Le rayonnement de la Marche a donné immédiatement naissance à ce que l’on a appelé « le phénomène beur », ou encore « le mouvement beur », ou encore « la mode beur », des appellations qui font toujours débat. Le terme « beur », forgé avec le vocable « arabe » à partir du « verlan » parisien (procédé argotique consistant à inverser les syllabes de certains mots), était celui par lequel se désignaient eux-mêmes, à la fin des années 1970 et au début des années 1980, les jeunes Maghrébins des banlieues parisiennes. Il a donné son nom à une des premières radios associatives, Radio Beur, créée en janvier 1982 par plusieurs jeunes militants associatifs (Saliha Amara, Nacer Kettane, Rachid Khimoune, Samia Messaoudi, Kaïssa Titous…). Les médias parisiens, en tête desquels le quotidien Libération, ont alors cru pouvoir rebaptiser « Marche des Beurs » la Marche pour l’égalité et contre le racisme, une désignation refusée par les marcheurs ! Cette manière de se nommer dans les banlieues parisiennes, a d’ailleurs été majoritairement rejetée par les jeunes Maghrébins d’autres régions de France. Elle présentait surtout le danger de séparer symboliquement ces jeunes de leurs parents, en gommant artificiellement leurs origines berbéro-arabes. Il y avait là le risque de « déraciner » lesdits jeunes de leur histoire, et de laisser penser que « les Beurs » étaient davantage acceptables que « les Arabes ». Ainsi, en opposition à cette appellation, les jeunes femmes de Lyon qui animaient l’association Zâama de banlieue, alors qu’elles étaient d’origine kabyle, choisirent de s’appeler désormais Jeunes Arabes de Lyon et Banlieue (JALB). Quelques années plus tard, cependant, en 1998, quand la Coupe du monde de football fut remportée par une équipe de France composée de joueurs « de toutes les couleurs », il y eut un grand élan national pour célébrer une France devenue « Black, Blanc, Beur ». Quoi qu’il en soit, ce qui a pu être désigné comme « phénomène beur » aura recouvert une multitude d’initiatives, de talents, de créations, et il faudra, un jour, en faire la recension. Il y a eu, en particulier, le surgissement de toute une vague d’écrivains et d’écrivaines singuliers, au premier rang desquels Mehdi Charef, Azouz Begag et Akli Tadjer.

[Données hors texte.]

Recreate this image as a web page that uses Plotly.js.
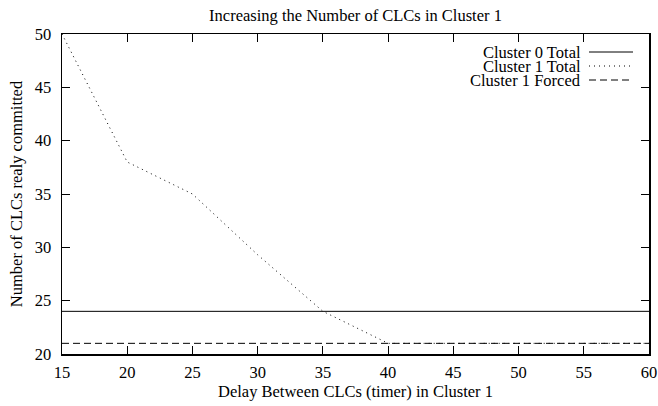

Par ailleurs, même si la Marche n’a pas été le facteur clé de son apparition et de son développement en France, il n’en reste pas moins vrai que le Hip-Hop est arrivé au même moment, et que très vite des passerelles ont été jetées entre les deux dynamiques. À Vénissieux tout particulièrement, un responsable jeunesse qui avait été très impliqué dans le soutien à la Marche, Marcel Notargiacomo, créera en 1984 la Compagnie Traction Avant, qui a été pionnière dans le développement de la danse Hip-Hop en France, permettant à de nombreux talents d’éclore (Samir et Ruchdi Hachichi, Fred Bendongué, Zoro Henchiri, Fatiha Bouinoual, Kader Benmoktar…). Hip-Hop et Marche pour l’égalité ont eu, en fait, des racines semblables, puisque l’un des créateurs du mouvement Hip-Hop aux États-Unis, Afrika Bambaataa (Lance Taylor), fondateur de la Zulu Nation en 1973, après avoir connu la violence des gangs, a opté pour un discours non-violent.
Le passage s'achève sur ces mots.